The MLA will provide assurance that anyone who obtains a UK medical degree has shown that they can meet a common and consistent threshold for safe practice before they are licensed to work in the UK. Medical students due to graduate in the academic year 2024-25 or beyond will need to have a degree that includes passing the MLA before they can join the medical register.
What does the assessment involve?
The MLA is a two-part assessment which will be embedded within UK medical schools’ finals exams. Medical students will sit both parts of the assessment on dates chosen by their medical school.
- The applied knowledge test (AKT)
This is planned to be an on-screen exam, with multiple choice questions. It will test your ability to apply medical knowledge to different scenarios. - The clinical and professional skills assessment (CPSA)
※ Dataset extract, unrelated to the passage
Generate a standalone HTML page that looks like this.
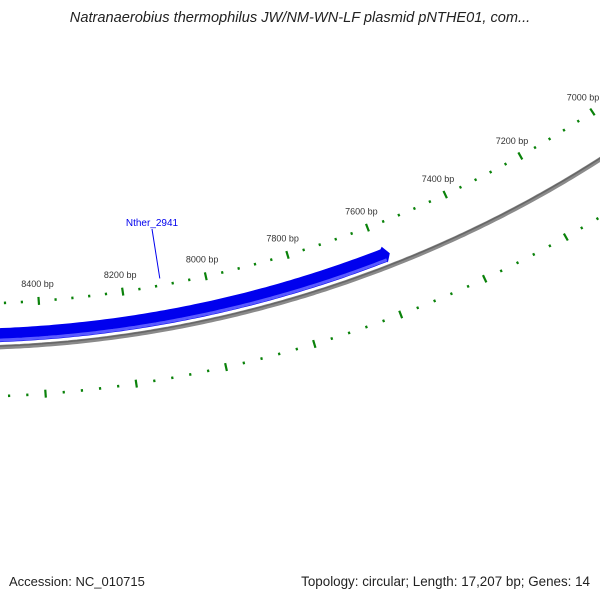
<!DOCTYPE html>
<html><head><meta charset="utf-8"><style>
body{margin:0;background:#fff;}
svg{display:block;font-family:"Liberation Sans","DejaVu Sans",sans-serif;}
</style></head><body>
<svg id="map" width="600" height="600" viewBox="0 0 600 600" xmlns="http://www.w3.org/2000/svg">
<text x="300" y="22" text-anchor="middle" font-size="14.6" font-style="italic" fill="#222">Natranaerobius thermophilus JW/NM-WN-LF plasmid pNTHE01, com...</text>
<g id="rings"></g>
<text x="9" y="586" font-size="13" fill="#222">Accession: NC_010715</text>
<text x="590" y="586" text-anchor="end" font-size="13.4" fill="#222">Topology: circular; Length: 17,207 bp; Genes: 14</text>
</svg>
<script>
const genomeLength = 17207;
const majorTicks = [6600,6800,7000,7200,7400,7600,7800,8000,8200,8400,8600,8800];
const tickLabels = ["6600 bp","6800 bp","7000 bp","7200 bp","7400 bp","7600 bp","7800 bp","8000 bp","8200 bp","8400 bp","8600 bp","8800 bp"];
const minorStep = 40;
const geneNames = ["Nther_2941"];
const geneStarts = [7573];
const geneEnds = [8800];
const geneLabelBp = [8108];

const CX=-46, CY=-853;
const NS="http://www.w3.org/2000/svg";
const g=document.getElementById('rings');
function ang(bp){return (4.2+(8400-bp)*360/genomeLength)*Math.PI/180;}
function pt(bp,r){const a=ang(bp);return [CX+r*Math.sin(a),CY+r*Math.cos(a)];}
function mk(tag,attrs){const e=document.createElementNS(NS,tag);for(const k in attrs)e.setAttribute(k,attrs[k]);g.appendChild(e);return e;}
function arcPath(b1,b2,r){let d="";for(let b=b1;b<=b2;b+=10){const p=pt(b,r);d+=(d?"L":"M")+p[0].toFixed(1)+","+p[1].toFixed(1);}return d;}

let bb=mk('path',{d:arcPath(6000,9600,1201),fill:'none',stroke:'#8a8a8a','stroke-width':4.5});


let bb2=mk('path',{d:arcPath(6000,9600,1200),fill:'none',stroke:'#666','stroke-width':1.5});



geneStarts.forEach((s,i)=>{
  const e=geneEnds[i];
  const tip=s, body=s+12;
  let d="";
  for(let b=e;b>=body;b-=10){const p=pt(b,1182);d+=(d?"L":"M")+p[0].toFixed(1)+","+p[1].toFixed(1);}
  let p=pt(body,1180);d+="L"+p[0]+","+p[1];
  p=pt(tip,1189);d+="L"+p[0]+","+p[1];
  p=pt(body,1197);d+="L"+p[0]+","+p[1];
  for(let b=body;b<=e;b+=10){const q=pt(b,1196);d+="L"+q[0].toFixed(1)+","+q[1].toFixed(1);}
  d+="Z";
  let gp=mk('path',{d:d,fill:'#0000ee'});
  
  
  let hl=mk('path',{d:arcPath(body,e,1194),fill:'none',stroke:'#5a5aff','stroke-width':3});
  
  
  const a=pt(geneLabelBp[i],1150);
  let ln=mk('line',{x1:a[0],y1:a[1],x2:152,y2:229,stroke:'#0000ee','stroke-width':1});
  
  
  let t=mk('text',{x:152,y:226,'text-anchor':'middle','font-size':10,fill:'#0000ee'});
  t.textContent=geneNames[i];
  
  
});

[1157,1250].forEach((R,ri)=>{
  for(let b=majorTicks[0];b<=majorTicks[majorTicks.length-1];b+=minorStep){
    const major=majorTicks.indexOf(b)>=0;
    const h=major?4:1.3;
    const p1=pt(b,R-h),p2=pt(b,R+h);
    let l=mk('line',{x1:p1[0],y1:p1[1],x2:p2[0],y2:p2[1],stroke:'#0a820a','stroke-width':2.2});
    
    
  }
  if(ri===0){
    majorTicks.forEach((b,i)=>{
      const p=pt(b,1140);
      let t=mk('text',{x:p[0].toFixed(1),y:(p[1]+3).toFixed(1),'text-anchor':'middle','font-size':9,fill:'#333'});
      t.textContent=tickLabels[i];
      
      
    });
  }
});
</script>
</body></html>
This is a practical assessment of your clinical skills and professionalism. Each medical school calls the CPSA something different – for example, an Objective Structured Clinical Examination (OSCE) or Objective Structured Long Examination Record (OSLER). The GMC will publish the requirements that all CPSAs must meet.
Piloting the MLA
A process of phased introduction will begin from 2021 with robust testing and piloting, before the assessment will be fully implemented for students graduating from UK medical schools from the academic year 2024/25.